Your assignment, is to help us quickly look at transportation fare data for tips between different boroughs in NYC so that when we travel there, it is easier for us to get around.
This is a freeform assignment. You can write a web API that returns a set of trip metrics. You can write a web frontend that visualizes the trips and shows cheapest/fastest options. We also spend a lot of time in the shell, so a CLI that gives us a few options would be great. And don't be constrained by these ideas if you have a better one!
The only requirements for the assignment are:
- We can filter based on yellow cab, green cab, and for-hire vehicle.
- We can provide a start and end borough for our trip.
- We can filter based on datetime.
- The returned data shows some interesting metrics that will help us get around.
- Your code is well-tested.
- Documentation is provided for how to build and run your code.
Feel free to tackle this problem in a way that demonstrates your expertise of an area -- or takes you out of your comfort zone. For example, if you build Web APIs by day and want to build a frontend to the problem or a completely different language instead, by all means go for it - learning is a core competency in our group. Let us know this context in your solution's documentation.
New York City transportation data is located here. A copy of the Jan 2018 data as well is located here.
- Clone the repo
- Download Jan 2018 data and extract them into the application folder. The data CSV files need to be in the same folder as the Python file.
- Run the application using Python.exe
I converted one of the taxi zones file to a CSV to make this work.

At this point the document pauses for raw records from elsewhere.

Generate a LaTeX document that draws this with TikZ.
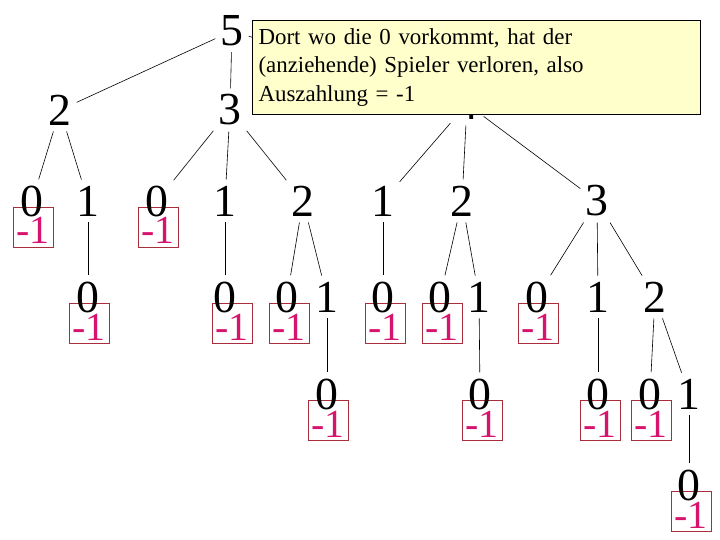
\documentclass[tikz,border=0pt]{standalone}
\usepackage{fontspec}
\setmainfont{Liberation Serif}
\usepackage{xcolor}
\usepackage{tikz}
\usetikzlibrary{positioning}
\definecolor{payline}{RGB}{170,45,60}
\definecolor{paytext}{RGB}{214,20,110}
\definecolor{notefill}{RGB}{255,255,204}
\tikzstyle{num} = [rectangle, inner xsep=5bp, inner ysep=6bp, font=\fontsize{46}{46}\selectfont]
\tikzstyle{payoff} = [rectangle, draw=payline, text=paytext, line width=0.8bp, minimum width=40bp, inner sep=3bp, text height=34bp, text depth=0pt, font=\fontsize{40}{40}\selectfont]
\tikzstyle{note} = [rectangle, draw=black, fill=notefill, line width=1bp, anchor=north west, minimum height=94bp, text width=436bp, inner xsep=6bp, align=left, font=\fontsize{23}{28.3}\selectfont]
\tikzstyle{branch} = [line width=0.6bp]
\begin{document}
\begin{tikzpicture}[x=1bp, y=-1bp]
\useasboundingbox (0,0) rectangle (720,540);

% Auszahlungen
\node (a0p) [payoff] at (33,227) {-1};
\node (b0p) [payoff] at (158,227) {-1};
\node (a10p) [payoff] at (89,323) {-1};
\node (b10p) [payoff] at (232,323) {-1};
\node (b20p) [payoff] at (289,323) {-1};
\node (c10p) [payoff] at (385,323) {-1};
\node (c20p) [payoff] at (442,323) {-1};
\node (c30p) [payoff] at (538,323) {-1};
\node (b210p) [payoff] at (328,420) {-1};
\node (c210p) [payoff] at (482,420) {-1};
\node (c310p) [payoff] at (600,420) {-1};
\node (c320p) [payoff] at (651,420) {-1};
\node (c3210p) [payoff] at (691,511) {-1};

% Ebene 0 und 1
\node (r) [num] at (232,31) {5};
\node (a) [num] at (60,110) {2};
\node (b) [num] at (230,110) {3};
\node (c) [num] at (467,104) {4};

% Ebene 2
\node (a0) [num] at (32,201) {0};
\node (a1) [num] at (88,201) {1};
\node (b0) [num] at (157,201) {0};
\node (b1) [num] at (225,201) {1};
\node (b2) [num] at (303,201) {2};
\node (c1) [num] at (383,201) {1};
\node (c2) [num] at (462,201) {2};
\node (c3) [num] at (597,201) {3};

% Ebene 3
\node (a10) [num] at (88,297) {0};
\node (b10) [num] at (225,297) {0};
\node (b20) [num] at (287,297) {0};
\node (b21) [num] at (327,297) {1};
\node (c10) [num] at (383,297) {0};
\node (c20) [num] at (440,297) {0};
\node (c21) [num] at (479,297) {1};
\node (c30) [num] at (537,297) {0};
\node (c31) [num] at (598,297) {1};
\node (c32) [num] at (655,297) {2};

% Ebene 4 und 5
\node (b210) [num] at (327,394) {0};
\node (c210) [num] at (480,394) {0};
\node (c310) [num] at (598,394) {0};
\node (c320) [num] at (650,394) {0};
\node (c321) [num] at (689,394) {1};
\node (c3210) [num] at (689,485) {0};

% Kanten
\draw [branch] (r) -- (a);
\draw [branch] (r) -- (b);
\draw [branch] (r) -- (c);
\draw [branch] (a) -- (a0);
\draw [branch] (a) -- (a1);
\draw [branch] (b) -- (b0);
\draw [branch] (b) -- (b1);
\draw [branch] (b) -- (b2);
\draw [branch] (c) -- (c1);
\draw [branch] (c) -- (c2);
\draw [branch] (c) -- (c3);
\draw [branch] (a1) -- (a10);
\draw [branch] (b1) -- (b10);
\draw [branch] (b2) -- (b20);
\draw [branch] (b2) -- (b21);
\draw [branch] (c1) -- (c10);
\draw [branch] (c2) -- (c20);
\draw [branch] (c2) -- (c21);
\draw [branch] (c3) -- (c30);
\draw [branch] (c3) -- (c31);
\draw [branch] (c3) -- (c32);
\draw [branch] (b21) -- (b210);
\draw [branch] (c21) -- (c210);
\draw [branch] (c31) -- (c310);
\draw [branch] (c32) -- (c320);
\draw [branch] (c32) -- (c321);
\draw [branch] (c321) -- (c3210);

% Hinweis
\node (hint) [note] at (252,20) {Dort wo die 0 vorkommt, hat der\\(anziehende) Spieler verloren, also\\Auszahlung = -1};

\end{tikzpicture}
\end{document}
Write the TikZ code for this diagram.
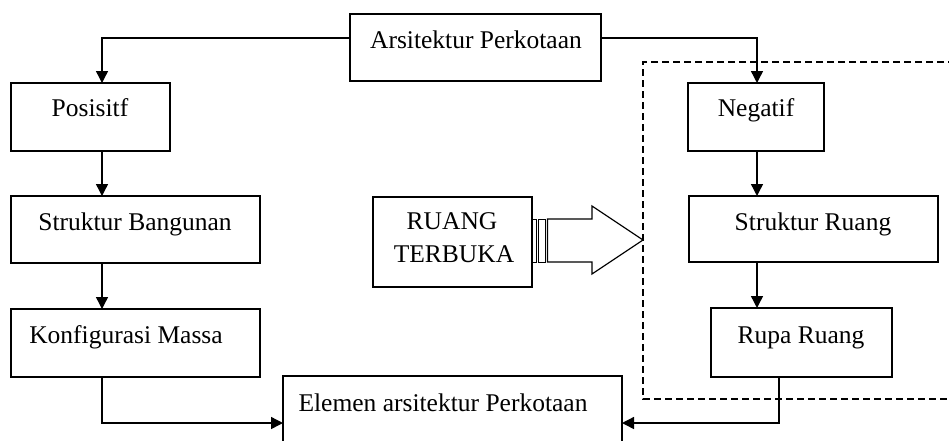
\documentclass[tikz,border=0pt]{standalone}
\usepackage{fontspec}
\setmainfont{Liberation Serif}
\usetikzlibrary{arrows.meta}
\begin{document}
\begin{tikzpicture}[x=1pt,y=-1pt,
  box/.style={draw,line width=1.4pt,inner sep=0pt,outer sep=0pt,anchor=north west},
  lbl/.style={anchor=base,inner sep=0pt,font=\fontsize{25.5}{30}\selectfont},
  arr/.style={line width=1.4pt,-{Triangle[length=12pt,width=12pt]}},
  dbox/.style={dashed,dash pattern=on 7pt off 4pt,line width=1.3pt}]
\useasboundingbox (0,0) rectangle (949,440);
% boxes
\node[box,minimum width=251pt,minimum height=67pt] (arch) at (350,14) {};
\node[box,minimum width=159pt,minimum height=68pt] (pos) at (11,83) {};
\node[box,minimum width=249pt,minimum height=67pt] (sb) at (11,196) {};
\node[box,minimum width=249pt,minimum height=68pt] (km) at (11,309) {};
\node[box,minimum width=339pt,minimum height=94pt] (el) at (283,376) {};
\node[box,minimum width=136pt,minimum height=68pt] (neg) at (688,83) {};
\node[box,minimum width=249pt,minimum height=66pt] (sr) at (689,196) {};
\node[box,minimum width=181pt,minimum height=69pt] (rr) at (711,308) {};
\node[box,minimum width=159pt,minimum height=90pt] (rt) at (373,197) {};
% labels
\node[lbl] (tarch) at (476,48) {Arsitektur Perkotaan};
\node[lbl] (tpos) at (90,116) {Posisitf};
\node[lbl] (tsb) at (135,230) {Struktur Bangunan};
\node[lbl] (tkm) at (126,343) {Konfigurasi Massa};
\node[lbl] (tel) at (443,411) {Elemen arsitektur Perkotaan};
\node[lbl] (tneg) at (756,116) {Negatif};
\node[lbl] (tsr) at (813,230) {Struktur Ruang};
\node[lbl] (trr) at (801,343) {Rupa Ruang};
\node[lbl] (trt1) at (452,229) {RUANG};
\node[lbl] (trt2) at (454,262) {TERBUKA};
% connectors
\draw[arr] ([yshift=9.5pt]arch.west) -| ([xshift=91pt]pos.north west);
\draw[arr] ([yshift=9.5pt]arch.east) -| ([xshift=69pt]neg.north west);
\draw[arr] ([xshift=91pt]pos.south west) -- ([xshift=91pt]sb.north west);
\draw[arr] ([xshift=91pt]sb.south west) -- ([xshift=91pt]km.north west);
\draw[arr] ([xshift=91pt]km.south west) |- (el.west);
\draw[arr] ([xshift=69pt]neg.south west) -- ([xshift=68pt]sr.north west);
\draw[arr] ([xshift=68pt]sr.south west) -- ([xshift=46pt]rr.north west);
\draw[arr] ([xshift=68pt]rr.south west) |- (el.east);
% dashed region
\draw[dbox] (955,62) -- (643,62) -- (643,399) -- (955,399);
% block arrow
\draw[line width=0.9pt] (532,219) rectangle (536,262);
\draw[line width=0.9pt] (538,219) rectangle (545,262);
\draw[line width=1.2pt,line join=miter] (547.5,219) -- (592,219) -- (592,206) -- (643,240) -- (592,274) -- (592,262) -- (547.5,262) -- cycle;
\end{tikzpicture}
\end{document}
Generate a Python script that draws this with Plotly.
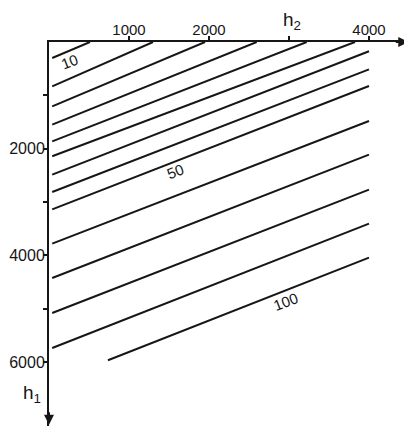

I knew using Python that the application wouldn't be scalable and the most performant. I just wanted to get a proof of concept working in the time constraint.I would definitely look into making this scalable and efficient. There has to be a way this can run in Azure. Azure Databricks?.
I only made it work with Jan 2018 data. What about other months? Create web apis to get the data.
I was not able to make the data filterable by datatime. I would make that work.
I was going to add some visualization to it by plotting the fares in a chart by using Matplotlib
So better UI, scalable and fast data analysis. I think the answer to all my wants exist somewhere in Azure,This might also work as a Power App and a Databricks connector. I wish I had more time!